*** DATA SECTION

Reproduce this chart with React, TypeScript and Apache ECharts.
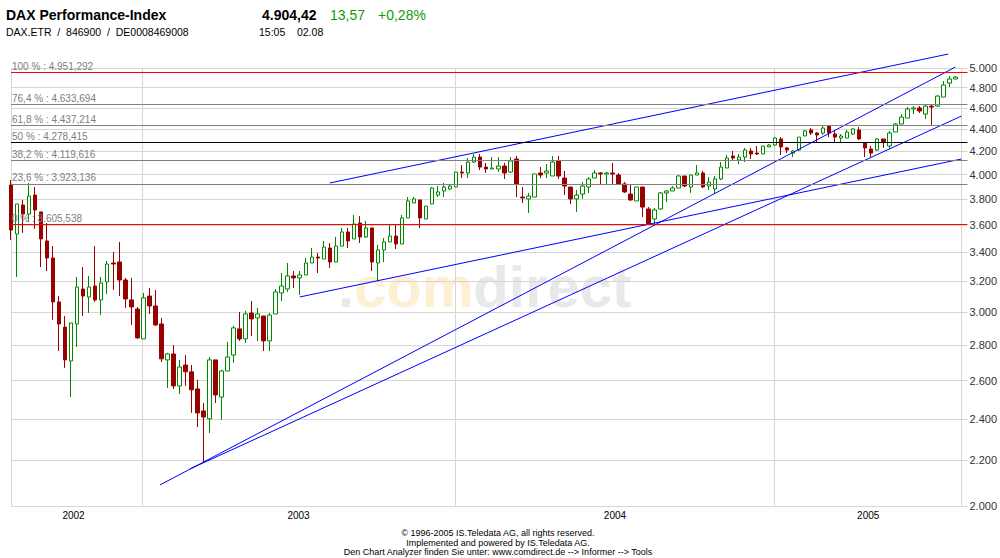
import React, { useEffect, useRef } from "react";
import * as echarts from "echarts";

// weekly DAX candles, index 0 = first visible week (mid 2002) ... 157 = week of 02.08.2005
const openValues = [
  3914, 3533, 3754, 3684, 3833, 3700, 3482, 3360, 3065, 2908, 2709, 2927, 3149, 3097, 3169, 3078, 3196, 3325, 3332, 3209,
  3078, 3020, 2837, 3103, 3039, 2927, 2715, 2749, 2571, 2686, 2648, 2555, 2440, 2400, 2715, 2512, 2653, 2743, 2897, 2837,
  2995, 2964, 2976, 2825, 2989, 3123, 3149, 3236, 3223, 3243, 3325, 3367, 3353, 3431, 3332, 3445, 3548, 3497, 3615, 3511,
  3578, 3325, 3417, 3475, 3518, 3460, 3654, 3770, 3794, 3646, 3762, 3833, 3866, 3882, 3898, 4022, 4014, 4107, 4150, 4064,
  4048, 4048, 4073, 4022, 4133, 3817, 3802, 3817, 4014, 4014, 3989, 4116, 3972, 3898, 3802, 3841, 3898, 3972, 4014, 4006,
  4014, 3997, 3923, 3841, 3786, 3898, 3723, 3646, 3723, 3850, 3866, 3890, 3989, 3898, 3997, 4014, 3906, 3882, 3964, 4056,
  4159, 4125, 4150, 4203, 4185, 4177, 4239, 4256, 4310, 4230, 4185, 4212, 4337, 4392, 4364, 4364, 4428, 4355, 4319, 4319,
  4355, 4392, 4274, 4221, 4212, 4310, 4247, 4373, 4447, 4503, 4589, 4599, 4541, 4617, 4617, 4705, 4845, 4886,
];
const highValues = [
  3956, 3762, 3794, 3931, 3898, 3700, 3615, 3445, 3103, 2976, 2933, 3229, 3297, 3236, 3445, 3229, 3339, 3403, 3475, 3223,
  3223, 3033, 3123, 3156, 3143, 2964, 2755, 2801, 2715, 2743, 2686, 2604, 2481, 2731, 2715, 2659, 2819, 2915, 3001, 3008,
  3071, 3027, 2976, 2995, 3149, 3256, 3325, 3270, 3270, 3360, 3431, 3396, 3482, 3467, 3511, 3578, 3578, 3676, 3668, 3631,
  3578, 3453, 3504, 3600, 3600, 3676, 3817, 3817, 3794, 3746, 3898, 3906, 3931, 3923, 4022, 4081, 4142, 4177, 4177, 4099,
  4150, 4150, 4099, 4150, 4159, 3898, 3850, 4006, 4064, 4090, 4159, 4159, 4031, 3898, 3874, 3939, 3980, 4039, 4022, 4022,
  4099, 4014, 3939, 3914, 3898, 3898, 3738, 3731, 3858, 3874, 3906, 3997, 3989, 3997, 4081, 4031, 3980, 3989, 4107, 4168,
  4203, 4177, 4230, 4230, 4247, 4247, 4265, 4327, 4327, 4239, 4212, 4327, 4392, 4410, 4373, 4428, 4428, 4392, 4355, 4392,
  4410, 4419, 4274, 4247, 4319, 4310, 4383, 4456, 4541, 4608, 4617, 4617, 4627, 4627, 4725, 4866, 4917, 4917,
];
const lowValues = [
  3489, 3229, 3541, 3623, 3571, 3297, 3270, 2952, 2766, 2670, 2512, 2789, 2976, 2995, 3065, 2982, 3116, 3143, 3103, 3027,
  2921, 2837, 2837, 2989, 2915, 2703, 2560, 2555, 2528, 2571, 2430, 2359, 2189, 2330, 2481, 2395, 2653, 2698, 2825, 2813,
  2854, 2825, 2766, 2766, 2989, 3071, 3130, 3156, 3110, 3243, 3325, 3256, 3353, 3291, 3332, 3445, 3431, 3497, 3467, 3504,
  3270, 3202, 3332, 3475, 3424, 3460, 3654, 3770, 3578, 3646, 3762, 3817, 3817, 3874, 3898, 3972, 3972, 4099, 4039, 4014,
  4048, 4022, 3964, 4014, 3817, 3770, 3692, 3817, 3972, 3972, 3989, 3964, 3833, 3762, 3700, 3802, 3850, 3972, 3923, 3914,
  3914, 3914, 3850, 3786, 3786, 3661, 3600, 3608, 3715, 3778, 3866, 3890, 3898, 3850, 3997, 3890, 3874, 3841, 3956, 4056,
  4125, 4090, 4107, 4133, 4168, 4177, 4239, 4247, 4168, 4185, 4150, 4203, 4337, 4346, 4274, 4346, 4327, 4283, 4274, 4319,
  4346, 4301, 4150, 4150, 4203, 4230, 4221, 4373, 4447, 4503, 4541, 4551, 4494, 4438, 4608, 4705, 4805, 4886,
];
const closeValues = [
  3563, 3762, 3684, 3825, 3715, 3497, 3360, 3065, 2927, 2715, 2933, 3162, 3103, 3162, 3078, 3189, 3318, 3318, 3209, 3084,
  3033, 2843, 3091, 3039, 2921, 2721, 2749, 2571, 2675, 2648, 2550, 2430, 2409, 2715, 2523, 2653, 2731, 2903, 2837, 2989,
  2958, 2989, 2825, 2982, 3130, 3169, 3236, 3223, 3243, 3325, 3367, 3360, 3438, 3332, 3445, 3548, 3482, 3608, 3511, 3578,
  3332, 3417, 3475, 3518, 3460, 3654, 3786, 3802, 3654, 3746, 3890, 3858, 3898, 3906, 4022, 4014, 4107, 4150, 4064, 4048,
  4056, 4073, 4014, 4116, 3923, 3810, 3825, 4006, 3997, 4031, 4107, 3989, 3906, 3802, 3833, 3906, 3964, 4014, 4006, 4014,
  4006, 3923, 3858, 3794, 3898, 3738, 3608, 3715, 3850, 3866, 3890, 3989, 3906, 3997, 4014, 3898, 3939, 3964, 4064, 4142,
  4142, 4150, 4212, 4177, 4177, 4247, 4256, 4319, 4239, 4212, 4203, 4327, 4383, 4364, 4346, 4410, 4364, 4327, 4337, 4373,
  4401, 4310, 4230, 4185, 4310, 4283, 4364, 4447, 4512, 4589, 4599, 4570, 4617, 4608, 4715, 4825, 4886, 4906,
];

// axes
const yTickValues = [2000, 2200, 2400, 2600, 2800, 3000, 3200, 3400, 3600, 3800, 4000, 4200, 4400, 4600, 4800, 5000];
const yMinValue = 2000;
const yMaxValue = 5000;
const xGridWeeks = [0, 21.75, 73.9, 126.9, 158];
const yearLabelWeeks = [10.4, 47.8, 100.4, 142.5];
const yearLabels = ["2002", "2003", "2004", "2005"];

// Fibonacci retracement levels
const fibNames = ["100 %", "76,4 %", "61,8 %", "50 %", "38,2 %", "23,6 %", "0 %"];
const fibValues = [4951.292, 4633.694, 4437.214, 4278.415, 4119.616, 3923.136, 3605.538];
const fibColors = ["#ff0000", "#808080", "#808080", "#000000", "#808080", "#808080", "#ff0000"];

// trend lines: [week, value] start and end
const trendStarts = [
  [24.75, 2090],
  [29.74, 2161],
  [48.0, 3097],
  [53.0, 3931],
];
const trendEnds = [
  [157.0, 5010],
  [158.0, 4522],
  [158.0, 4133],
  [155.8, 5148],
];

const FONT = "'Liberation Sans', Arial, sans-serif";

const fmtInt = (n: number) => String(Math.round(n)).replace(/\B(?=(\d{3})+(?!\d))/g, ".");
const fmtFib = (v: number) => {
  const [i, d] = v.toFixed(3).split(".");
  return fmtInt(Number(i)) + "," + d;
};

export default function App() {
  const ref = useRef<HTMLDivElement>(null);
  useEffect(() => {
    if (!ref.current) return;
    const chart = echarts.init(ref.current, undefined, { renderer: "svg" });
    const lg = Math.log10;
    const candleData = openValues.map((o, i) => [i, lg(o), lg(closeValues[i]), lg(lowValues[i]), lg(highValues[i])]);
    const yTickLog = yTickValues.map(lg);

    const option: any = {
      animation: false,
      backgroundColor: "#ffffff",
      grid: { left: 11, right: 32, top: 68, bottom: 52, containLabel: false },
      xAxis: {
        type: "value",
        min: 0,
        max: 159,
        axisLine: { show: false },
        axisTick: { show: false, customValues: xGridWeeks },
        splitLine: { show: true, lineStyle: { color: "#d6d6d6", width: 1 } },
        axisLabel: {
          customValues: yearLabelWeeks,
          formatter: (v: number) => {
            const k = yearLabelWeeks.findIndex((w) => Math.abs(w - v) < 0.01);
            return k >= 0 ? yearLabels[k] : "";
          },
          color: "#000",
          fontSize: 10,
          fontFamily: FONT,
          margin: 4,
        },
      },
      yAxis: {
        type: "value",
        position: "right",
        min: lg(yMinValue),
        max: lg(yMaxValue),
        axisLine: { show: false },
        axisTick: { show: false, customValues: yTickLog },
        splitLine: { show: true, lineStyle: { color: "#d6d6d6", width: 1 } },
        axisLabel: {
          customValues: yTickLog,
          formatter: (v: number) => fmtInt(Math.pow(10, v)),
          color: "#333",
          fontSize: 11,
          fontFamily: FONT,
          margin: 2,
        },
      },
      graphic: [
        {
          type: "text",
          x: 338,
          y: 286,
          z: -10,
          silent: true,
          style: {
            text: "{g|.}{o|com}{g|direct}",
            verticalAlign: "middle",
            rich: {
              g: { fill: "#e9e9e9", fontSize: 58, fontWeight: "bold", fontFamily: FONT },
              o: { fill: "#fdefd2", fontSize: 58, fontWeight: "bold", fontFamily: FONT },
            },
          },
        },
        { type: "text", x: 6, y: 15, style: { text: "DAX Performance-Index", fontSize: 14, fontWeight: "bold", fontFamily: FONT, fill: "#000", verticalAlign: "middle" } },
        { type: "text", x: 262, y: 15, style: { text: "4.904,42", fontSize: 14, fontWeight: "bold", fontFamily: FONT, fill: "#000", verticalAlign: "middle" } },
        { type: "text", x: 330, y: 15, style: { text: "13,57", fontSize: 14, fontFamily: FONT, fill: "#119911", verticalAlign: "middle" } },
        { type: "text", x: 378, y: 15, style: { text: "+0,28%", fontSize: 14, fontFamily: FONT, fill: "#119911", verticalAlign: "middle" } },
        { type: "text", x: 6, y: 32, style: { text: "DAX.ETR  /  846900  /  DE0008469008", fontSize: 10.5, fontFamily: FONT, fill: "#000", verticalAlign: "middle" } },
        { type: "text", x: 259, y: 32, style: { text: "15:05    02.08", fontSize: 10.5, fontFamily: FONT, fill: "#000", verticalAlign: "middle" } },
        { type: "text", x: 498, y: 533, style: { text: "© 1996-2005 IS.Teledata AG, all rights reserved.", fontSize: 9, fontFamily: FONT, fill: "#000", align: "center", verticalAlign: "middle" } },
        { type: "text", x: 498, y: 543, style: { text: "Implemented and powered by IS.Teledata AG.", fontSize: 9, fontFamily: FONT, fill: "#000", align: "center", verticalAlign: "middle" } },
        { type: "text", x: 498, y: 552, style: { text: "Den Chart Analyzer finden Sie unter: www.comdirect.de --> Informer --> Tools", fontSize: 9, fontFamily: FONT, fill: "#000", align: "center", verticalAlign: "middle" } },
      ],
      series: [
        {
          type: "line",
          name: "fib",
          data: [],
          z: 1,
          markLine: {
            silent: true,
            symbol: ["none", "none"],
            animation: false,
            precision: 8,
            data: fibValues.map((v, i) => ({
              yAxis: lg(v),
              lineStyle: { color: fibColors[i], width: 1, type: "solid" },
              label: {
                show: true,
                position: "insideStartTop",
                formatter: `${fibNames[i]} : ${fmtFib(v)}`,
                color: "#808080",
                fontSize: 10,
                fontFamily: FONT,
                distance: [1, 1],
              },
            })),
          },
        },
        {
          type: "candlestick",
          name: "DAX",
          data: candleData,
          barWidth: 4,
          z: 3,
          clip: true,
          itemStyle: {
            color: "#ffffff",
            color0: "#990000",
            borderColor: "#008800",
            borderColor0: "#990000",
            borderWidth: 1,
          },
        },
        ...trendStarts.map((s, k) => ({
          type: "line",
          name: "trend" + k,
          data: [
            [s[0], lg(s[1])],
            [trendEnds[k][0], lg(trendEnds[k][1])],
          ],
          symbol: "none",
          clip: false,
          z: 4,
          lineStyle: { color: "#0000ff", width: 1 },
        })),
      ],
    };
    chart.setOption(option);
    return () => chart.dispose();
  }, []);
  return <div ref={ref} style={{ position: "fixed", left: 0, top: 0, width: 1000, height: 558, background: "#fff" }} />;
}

******

▶ WRITTEN INSTRUCTION: Only the lines from the top of the data through the line with "import * as" should be quoted, exactly and with both ends kept; skip the pictures.

▶ SOLUTION:
Reproduce this chart with React, TypeScript and Apache ECharts.
import React, { useEffect, useRef } from "react";
import * as echarts from "echarts";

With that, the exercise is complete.